● WHAT IS NEEDED
Locate each line of the material that contains "chart", then return it.

● INFORMATION PROVIDED
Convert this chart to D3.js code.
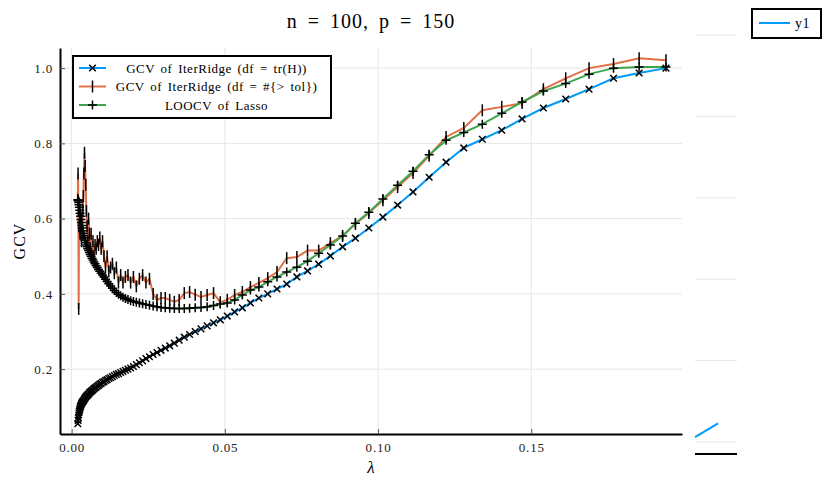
<!DOCTYPE html>
<html>
<head>
<meta charset="utf-8">
<script src="https://cdn.jsdelivr.net/npm/d3@7"></script>
<style>
  body { margin: 0; background: #fff; }
  svg { font-family: "Liberation Serif", "DejaVu Serif", serif; }
</style>
</head>
<body>
<svg id="chart"></svg>
<script>
// lambda grid (log spaced)
const lambdas = [
  0.002000, 0.002095, 0.002194, 0.002297, 0.002406, 0.002520, 0.002639, 0.002764, 0.002894, 0.003031,
  0.003175, 0.003325, 0.003482, 0.003647, 0.003819, 0.004000, 0.004189, 0.004387, 0.004595, 0.004812,
  0.005040, 0.005278, 0.005528, 0.005789, 0.006063, 0.006349, 0.006650, 0.006964, 0.007293, 0.007638,
  0.008000, 0.008378, 0.008774, 0.009189, 0.009623, 0.010079, 0.010555, 0.011054, 0.011577, 0.012125,
  0.012700, 0.013301, 0.013930, 0.014589, 0.015279, 0.016001, 0.016758, 0.017550, 0.018380, 0.019249,
  0.020160, 0.021113, 0.022111, 0.023157, 0.024252, 0.025399, 0.026600, 0.027858, 0.029175, 0.030555,
  0.032000, 0.033513, 0.035098, 0.036758, 0.038496, 0.040316, 0.042223, 0.044220, 0.046311, 0.048501,
  0.050794, 0.053196, 0.055712, 0.058346, 0.061105, 0.063995, 0.067021, 0.070191, 0.073510, 0.076986,
  0.080627, 0.084439, 0.088432, 0.092614, 0.096994, 0.101580, 0.106384, 0.111415, 0.116683, 0.122201,
  0.127980, 0.134032, 0.140370, 0.147007, 0.153959, 0.161240, 0.168864, 0.176850, 0.185213, 0.193971
]

// GCV of IterRidge (df = tr(H))
const gcvTrace = [
  0.055, 0.064, 0.071, 0.078, 0.084, 0.089, 0.093, 0.097, 0.101, 0.104,
  0.107, 0.110, 0.112, 0.114, 0.116, 0.118, 0.121, 0.123, 0.126, 0.128,
  0.130, 0.132, 0.134, 0.137, 0.139, 0.141, 0.143, 0.145, 0.148, 0.150,
  0.152, 0.155, 0.157, 0.160, 0.162, 0.165, 0.167, 0.170, 0.172, 0.175,
  0.177, 0.180, 0.183, 0.186, 0.188, 0.191, 0.194, 0.197, 0.200, 0.203,
  0.207, 0.212, 0.217, 0.222, 0.228, 0.233, 0.239, 0.244, 0.250, 0.256,
  0.262, 0.269, 0.277, 0.285, 0.292, 0.300, 0.307, 0.315, 0.323, 0.331,
  0.341, 0.352, 0.363, 0.376, 0.389, 0.400, 0.413, 0.426, 0.445, 0.461,
  0.479, 0.501, 0.525, 0.548, 0.575, 0.604, 0.636, 0.671, 0.710, 0.750,
  0.788, 0.811, 0.835, 0.865, 0.894, 0.918, 0.944, 0.973, 0.987, 1.000
]

// GCV of IterRidge (df = #{> tol})
const gcvTol = [
  0.650, 0.720, 0.620, 0.360, 0.580, 0.640, 0.600, 0.560, 0.620, 0.580,
  0.540, 0.600, 0.560, 0.620, 0.660, 0.720, 0.775, 0.740, 0.690, 0.620,
  0.580, 0.540, 0.600, 0.560, 0.520, 0.560, 0.500, 0.540, 0.500, 0.530,
  0.520, 0.540, 0.530, 0.550, 0.520, 0.540, 0.500, 0.470, 0.500, 0.460,
  0.470, 0.480, 0.455, 0.470, 0.430, 0.450, 0.430, 0.445, 0.450, 0.430,
  0.445, 0.420, 0.440, 0.450, 0.430, 0.440, 0.400, 0.384, 0.389, 0.389,
  0.384, 0.379, 0.384, 0.402, 0.405, 0.398, 0.392, 0.397, 0.402, 0.378,
  0.384, 0.397, 0.405, 0.418, 0.429, 0.442, 0.458, 0.495, 0.498, 0.515,
  0.515, 0.535, 0.554, 0.586, 0.615, 0.649, 0.684, 0.721, 0.767, 0.817,
  0.841, 0.888, 0.897, 0.907, 0.944, 0.973, 1.000, 1.011, 1.026, 1.021
]

// LOOCV of Lasso
const loocvLasso = [
  0.650, 0.649, 0.647, 0.643, 0.637, 0.630, 0.622, 0.614, 0.606, 0.598,
  0.590, 0.582, 0.575, 0.568, 0.561, 0.555, 0.549, 0.542, 0.536, 0.530,
  0.525, 0.520, 0.515, 0.510, 0.505, 0.500, 0.495, 0.490, 0.485, 0.480,
  0.475, 0.470, 0.465, 0.460, 0.455, 0.450, 0.445, 0.439, 0.433, 0.427,
  0.421, 0.415, 0.409, 0.404, 0.399, 0.395, 0.391, 0.388, 0.385, 0.382,
  0.380, 0.378, 0.376, 0.374, 0.372, 0.370, 0.368, 0.366, 0.364, 0.363,
  0.362, 0.361, 0.361, 0.361, 0.362, 0.363, 0.364, 0.366, 0.369, 0.373,
  0.376, 0.384, 0.397, 0.410, 0.418, 0.432, 0.445, 0.458, 0.471, 0.487,
  0.508, 0.530, 0.554, 0.588, 0.617, 0.652, 0.689, 0.726, 0.770, 0.808,
  0.829, 0.851, 0.880, 0.910, 0.939, 0.959, 0.984, 1.000, 1.003, 1.003
]

const xTicks = [0, 0.05, 0.10, 0.15]
const yTicks = [0.2, 0.4, 0.6, 0.8, 1.0]

const seriesNames = ["GCV of IterRidge (df = tr(H))", "GCV of IterRidge (df = #{> tol})", "LOOCV of Lasso"]
const seriesColors = ["#009AFA", "#E36F47", "#3EA44E"]
const seriesMarkers = ["xcross", "vline", "cross"]

// the stray second subplot "y1"
const y1X = [0, 0.55]
const y1Y = [0.06, 0.23]
const y1Grid = [0, 1, 2, 3, 4, 5]

const dimensions = {
  width: 830,
  height: 485,
  margin: { top: 48, right: 148, bottom: 51, left: 60 },
}
const plotRight = dimensions.width - dimensions.margin.right
const plotBottom = dimensions.height - dimensions.margin.bottom

const svg = d3.select("#chart")
  .attr("width", dimensions.width)
  .attr("height", dimensions.height)

const xScale = d3.scaleLinear()
  .domain([-0.0038, 0.1992])
  .range([dimensions.margin.left, plotRight])

const yScale = d3.scaleLinear()
  .domain([0.0276, 1.0535])
  .range([plotBottom, dimensions.margin.top])

// grid
const grid = svg.append("g").attr("stroke", "#e6e6e6").attr("stroke-width", 1)
grid.selectAll(".gx").data(xTicks).enter().append("line")
  .attr("x1", d => xScale(d)).attr("x2", d => xScale(d))
  .attr("y1", dimensions.margin.top).attr("y2", plotBottom)
grid.selectAll(".gy").data(yTicks).enter().append("line")
  .attr("x1", dimensions.margin.left).attr("x2", plotRight)
  .attr("y1", d => yScale(d)).attr("y2", d => yScale(d))

svg.append("clipPath").attr("id", "clip")
  .append("rect")
  .attr("x", dimensions.margin.left).attr("y", dimensions.margin.top)
  .attr("width", plotRight - dimensions.margin.left)
  .attr("height", plotBottom - dimensions.margin.top)

function markerPath(type, s) {
  if (type == "xcross") return `M${-s},${-s}L${s},${s}M${-s},${s}L${s},${-s}`
  if (type == "vline") return `M0,${-s}L0,${s}`
  return `M${-s},0L${s},0M0,${-s}L0,${s}`
}
const markerSize = { xcross: 3.3, vline: 6, cross: 4.5 }

const allSeries = [gcvTrace, gcvTol, loocvLasso]
const plotArea = svg.append("g").attr("clip-path", "url(#clip)")

const line = d3.line()
  .x((d, i) => xScale(lambdas[i]))
  .y(d => yScale(d))

allSeries.forEach(function(values, s) {
  plotArea.append("path")
    .datum(values)
    .attr("d", line)
    .attr("fill", "none")
    .attr("stroke", seriesColors[s])
    .attr("stroke-width", 2)

  plotArea.append("g")
    .selectAll("path")
    .data(values)
    .enter()
    .append("path")
    .attr("transform", (d, i) => `translate(${xScale(lambdas[i])},${yScale(d)})`)
    .attr("d", markerPath(seriesMarkers[s], markerSize[seriesMarkers[s]]))
    .attr("stroke", "black")
    .attr("stroke-width", 1.5)
    .attr("fill", "none")
})

// axes
const xAxis = d3.axisBottom(xScale).tickValues(xTicks).tickFormat(d3.format(".2f"))
  .tickSizeInner(-5).tickSizeOuter(0).tickPadding(9)
const xAxisGroup = svg.append("g")
  .attr("transform", `translate(0,${plotBottom})`)
  .call(xAxis)
xAxisGroup.select(".domain").attr("stroke", "black").attr("stroke-width", 2)
xAxisGroup.selectAll(".tick line").attr("stroke", "#555")
xAxisGroup.selectAll("text").attr("font-size", "13px").attr("fill", "#222")
  .attr("font-family", "Liberation Serif").attr("letter-spacing", "0.8px")

const yAxis = d3.axisLeft(yScale).tickValues(yTicks).tickFormat(d3.format(".1f"))
  .tickSizeInner(-5).tickSizeOuter(0).tickPadding(7)
const yAxisGroup = svg.append("g")
  .attr("transform", `translate(${dimensions.margin.left},0)`)
  .call(yAxis)
yAxisGroup.select(".domain").attr("stroke", "black").attr("stroke-width", 2)
yAxisGroup.selectAll(".tick line").attr("stroke", "#555")
yAxisGroup.selectAll("text").attr("font-size", "13px").attr("fill", "#222")
  .attr("font-family", "Liberation Serif").attr("letter-spacing", "0.8px")

// titles
svg.append("text")
  .text("n = 100, p = 150")
  .attr("x", 371)
  .attr("y", 28)
  .attr("text-anchor", "middle")
  .attr("font-size", "20px")
  .attr("letter-spacing", "1px")
  .attr("word-spacing", "4px")

svg.append("text")
  .text("λ")
  .attr("x", (dimensions.margin.left + plotRight) / 2)
  .attr("y", 473)
  .attr("text-anchor", "middle")
  .attr("font-size", "17px")
  .attr("font-style", "italic")

svg.append("text")
  .text("GCV")
  .attr("x", -241)
  .attr("y", 25)
  .attr("text-anchor", "middle")
  .attr("font-size", "16px")
  .attr("letter-spacing", "1px")
  .attr("transform", "rotate(-90)")

// legend
const legend = svg.append("g")
legend.append("rect")
  .attr("x", 73).attr("y", 56).attr("width", 258).attr("height", 62)
  .attr("fill", "white").attr("stroke", "black").attr("stroke-width", 2)

const entries = legend.selectAll(".entry")
  .data(seriesNames)
  .enter()
  .append("g")
  .attr("transform", (d, i) => `translate(0,${68 + i * 18.5})`)
entries.append("line")
  .attr("x1", 79).attr("x2", 106)
  .attr("stroke", (d, i) => seriesColors[i])
  .attr("stroke-width", 2)
entries.append("path")
  .attr("transform", "translate(92.5,0)")
  .attr("d", (d, i) => markerPath(seriesMarkers[i], markerSize[seriesMarkers[i]]))
  .attr("stroke", "black").attr("stroke-width", 1.5).attr("fill", "none")
entries.append("text")
  .text(d => d)
  .attr("x", 216.5)
  .attr("y", 4.5)
  .attr("text-anchor", "middle")
  .attr("font-size", "13px")
  .attr("letter-spacing", "0.5px")
  .attr("word-spacing", "2px")

// second subplot (y1)
const subX = d3.scaleLinear().domain([0, 1]).range([695, 737])
const subY = d3.scaleLinear().domain([0, 5]).range([442, 35])

svg.append("g")
  .selectAll("line")
  .data(y1Grid)
  .enter()
  .append("line")
  .attr("x1", subX(0)).attr("x2", subX(1))
  .attr("y1", d => subY(d)).attr("y2", d => subY(d))
  .attr("stroke", "#e6e6e6")

svg.append("line")
  .attr("x1", subX(0)).attr("x2", subX(1))
  .attr("y1", 454).attr("y2", 454)
  .attr("stroke", "black").attr("stroke-width", 2)

svg.append("path")
  .datum(y1X)
  .attr("d", d3.line().x(d => subX(d)).y((d, i) => subY(y1Y[i])))
  .attr("stroke", seriesColors[0])
  .attr("stroke-width", 2)
  .attr("fill", "none")

const y1Legend = svg.append("g")
y1Legend.append("rect")
  .attr("x", 752).attr("y", 9).attr("width", 69).attr("height", 29)
  .attr("fill", "white").attr("stroke", "black").attr("stroke-width", 2)
y1Legend.append("line")
  .attr("x1", 759).attr("x2", 790).attr("y1", 23).attr("y2", 23)
  .attr("stroke", seriesColors[0]).attr("stroke-width", 2)
y1Legend.append("text")
  .text("y1")
  .attr("x", 795).attr("y", 27.5)
  .attr("font-size", "14px")
  .attr("letter-spacing", "0.5px")
</script>
</body>
</html>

● TASK OUTPUT
Convert this chart to D3.js code.
<svg id="chart"></svg>
const svg = d3.select("#chart")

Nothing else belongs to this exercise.